WHAT IS EXPECTED: From the first line of the data below through the line bearing "rounded corners=13pt, minimum", reproduce each line exactly; do not include pictures.
┌──
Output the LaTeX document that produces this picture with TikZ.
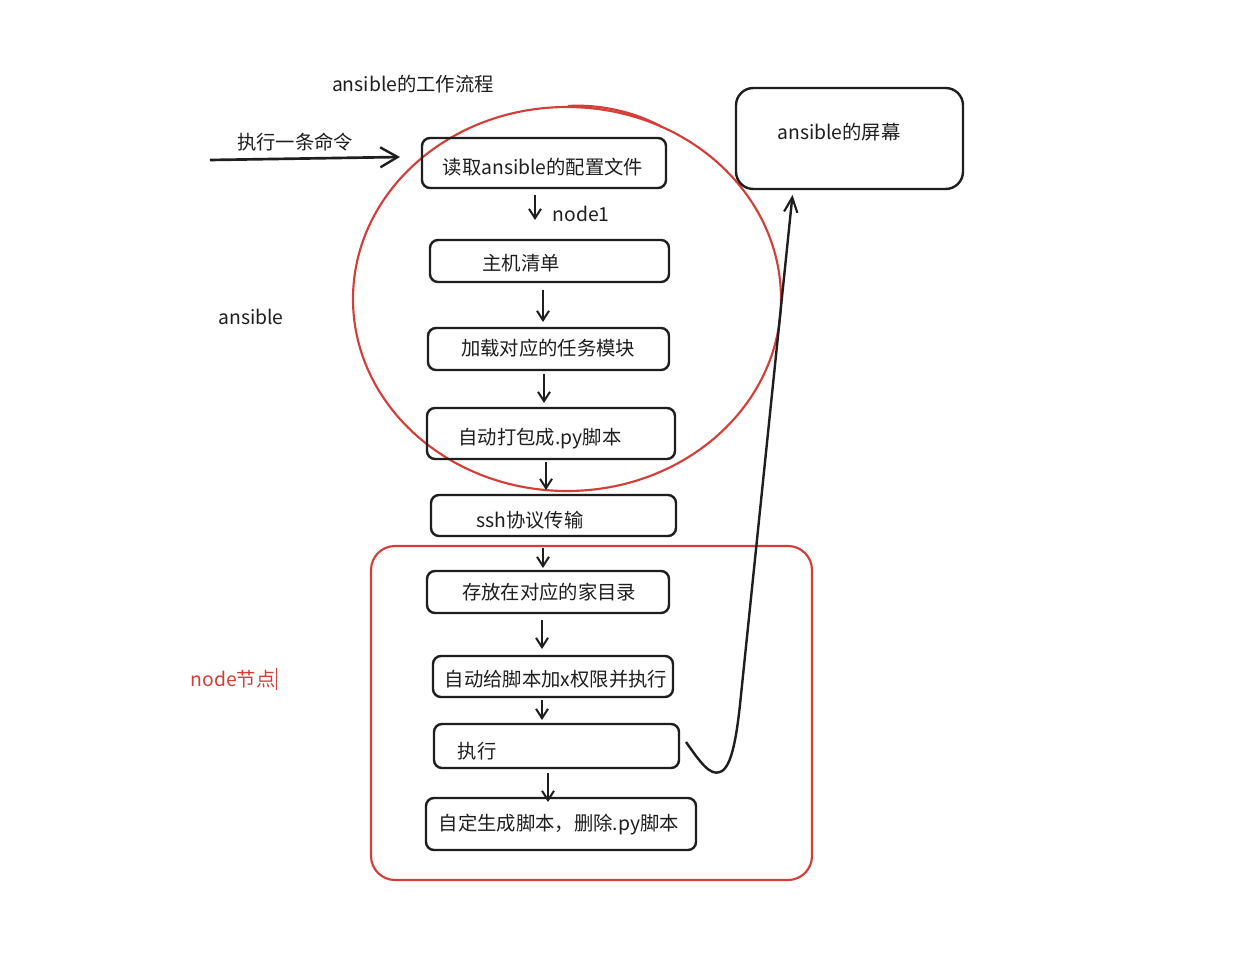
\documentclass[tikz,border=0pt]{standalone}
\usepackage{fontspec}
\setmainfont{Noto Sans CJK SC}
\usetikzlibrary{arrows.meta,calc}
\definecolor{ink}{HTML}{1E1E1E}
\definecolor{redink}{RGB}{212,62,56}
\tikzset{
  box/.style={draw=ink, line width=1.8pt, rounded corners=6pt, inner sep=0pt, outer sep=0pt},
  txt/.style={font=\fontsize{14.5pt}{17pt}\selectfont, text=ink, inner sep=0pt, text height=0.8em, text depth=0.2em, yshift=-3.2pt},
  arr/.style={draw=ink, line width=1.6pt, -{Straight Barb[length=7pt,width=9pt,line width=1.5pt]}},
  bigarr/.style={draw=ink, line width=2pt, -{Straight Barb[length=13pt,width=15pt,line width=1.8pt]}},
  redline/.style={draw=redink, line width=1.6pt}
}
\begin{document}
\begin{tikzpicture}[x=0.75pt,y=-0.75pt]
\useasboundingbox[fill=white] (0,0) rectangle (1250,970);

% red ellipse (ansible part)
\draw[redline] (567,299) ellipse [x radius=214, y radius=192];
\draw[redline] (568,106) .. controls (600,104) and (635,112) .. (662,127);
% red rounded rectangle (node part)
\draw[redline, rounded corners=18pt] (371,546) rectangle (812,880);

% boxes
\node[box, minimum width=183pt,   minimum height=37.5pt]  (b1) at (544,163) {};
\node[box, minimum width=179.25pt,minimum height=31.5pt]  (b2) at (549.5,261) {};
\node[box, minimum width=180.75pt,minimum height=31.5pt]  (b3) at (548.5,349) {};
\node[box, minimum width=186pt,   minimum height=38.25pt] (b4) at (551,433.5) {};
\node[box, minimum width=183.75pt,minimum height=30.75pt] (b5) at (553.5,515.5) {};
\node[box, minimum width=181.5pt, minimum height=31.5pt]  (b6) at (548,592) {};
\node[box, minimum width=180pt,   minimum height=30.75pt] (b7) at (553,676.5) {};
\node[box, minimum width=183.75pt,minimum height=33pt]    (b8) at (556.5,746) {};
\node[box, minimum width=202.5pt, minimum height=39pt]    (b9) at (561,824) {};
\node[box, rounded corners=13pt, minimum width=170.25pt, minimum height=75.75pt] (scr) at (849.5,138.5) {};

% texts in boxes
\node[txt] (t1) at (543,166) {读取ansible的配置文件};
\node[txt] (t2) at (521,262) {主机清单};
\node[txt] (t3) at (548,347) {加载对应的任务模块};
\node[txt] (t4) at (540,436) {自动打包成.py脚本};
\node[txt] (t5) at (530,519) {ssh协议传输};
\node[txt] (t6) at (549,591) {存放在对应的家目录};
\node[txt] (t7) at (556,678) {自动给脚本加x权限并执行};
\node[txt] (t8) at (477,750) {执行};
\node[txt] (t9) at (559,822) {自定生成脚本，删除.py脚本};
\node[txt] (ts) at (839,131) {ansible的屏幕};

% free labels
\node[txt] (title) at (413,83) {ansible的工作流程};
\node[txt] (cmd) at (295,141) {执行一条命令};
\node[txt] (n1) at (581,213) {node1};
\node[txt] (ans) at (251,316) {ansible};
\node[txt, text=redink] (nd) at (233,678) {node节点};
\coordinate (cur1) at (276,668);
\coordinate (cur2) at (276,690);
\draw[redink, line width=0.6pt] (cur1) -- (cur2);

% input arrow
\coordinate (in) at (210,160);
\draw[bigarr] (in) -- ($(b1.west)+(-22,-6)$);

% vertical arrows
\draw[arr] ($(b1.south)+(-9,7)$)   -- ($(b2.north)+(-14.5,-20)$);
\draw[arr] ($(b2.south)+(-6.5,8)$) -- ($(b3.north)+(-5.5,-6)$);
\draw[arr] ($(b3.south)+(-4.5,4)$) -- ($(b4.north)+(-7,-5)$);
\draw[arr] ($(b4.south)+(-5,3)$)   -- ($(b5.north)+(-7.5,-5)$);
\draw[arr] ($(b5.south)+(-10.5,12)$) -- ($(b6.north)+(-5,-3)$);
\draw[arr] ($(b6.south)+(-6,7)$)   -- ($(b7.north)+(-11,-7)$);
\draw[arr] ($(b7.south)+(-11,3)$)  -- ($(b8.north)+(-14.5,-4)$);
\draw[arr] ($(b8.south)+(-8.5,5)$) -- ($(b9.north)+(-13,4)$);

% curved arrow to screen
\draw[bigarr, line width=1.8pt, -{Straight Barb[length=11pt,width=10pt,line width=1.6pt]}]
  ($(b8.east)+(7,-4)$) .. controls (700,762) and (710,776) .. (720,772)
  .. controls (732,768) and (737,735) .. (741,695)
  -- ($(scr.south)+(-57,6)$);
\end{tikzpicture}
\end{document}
└──
RESULT FOR THIS EXERCISE:
Output the LaTeX document that produces this picture with TikZ.
\documentclass[tikz,border=0pt]{standalone}
\usepackage{fontspec}
\setmainfont{Noto Sans CJK SC}
\usetikzlibrary{arrows.meta,calc}
\definecolor{ink}{HTML}{1E1E1E}
\definecolor{redink}{RGB}{212,62,56}
\tikzset{
  box/.style={draw=ink, line width=1.8pt, rounded corners=6pt, inner sep=0pt, outer sep=0pt},
  txt/.style={font=\fontsize{14.5pt}{17pt}\selectfont, text=ink, inner sep=0pt, text height=0.8em, text depth=0.2em, yshift=-3.2pt},
  arr/.style={draw=ink, line width=1.6pt, -{Straight Barb[length=7pt,width=9pt,line width=1.5pt]}},
  bigarr/.style={draw=ink, line width=2pt, -{Straight Barb[length=13pt,width=15pt,line width=1.8pt]}},
  redline/.style={draw=redink, line width=1.6pt}
}
\begin{document}
\begin{tikzpicture}[x=0.75pt,y=-0.75pt]
\useasboundingbox[fill=white] (0,0) rectangle (1250,970);

% red ellipse (ansible part)
\draw[redline] (567,299) ellipse [x radius=214, y radius=192];
\draw[redline] (568,106) .. controls (600,104) and (635,112) .. (662,127);
% red rounded rectangle (node part)
\draw[redline, rounded corners=18pt] (371,546) rectangle (812,880);

% boxes
\node[box, minimum width=183pt,   minimum height=37.5pt]  (b1) at (544,163) {};
\node[box, minimum width=179.25pt,minimum height=31.5pt]  (b2) at (549.5,261) {};
\node[box, minimum width=180.75pt,minimum height=31.5pt]  (b3) at (548.5,349) {};
\node[box, minimum width=186pt,   minimum height=38.25pt] (b4) at (551,433.5) {};
\node[box, minimum width=183.75pt,minimum height=30.75pt] (b5) at (553.5,515.5) {};
\node[box, minimum width=181.5pt, minimum height=31.5pt]  (b6) at (548,592) {};
\node[box, minimum width=180pt,   minimum height=30.75pt] (b7) at (553,676.5) {};
\node[box, minimum width=183.75pt,minimum height=33pt]    (b8) at (556.5,746) {};
\node[box, minimum width=202.5pt, minimum height=39pt]    (b9) at (561,824) {};
\node[box, rounded corners=13pt, minimum width=170.25pt, minimum height=75.75pt] (scr) at (849.5,138.5) {};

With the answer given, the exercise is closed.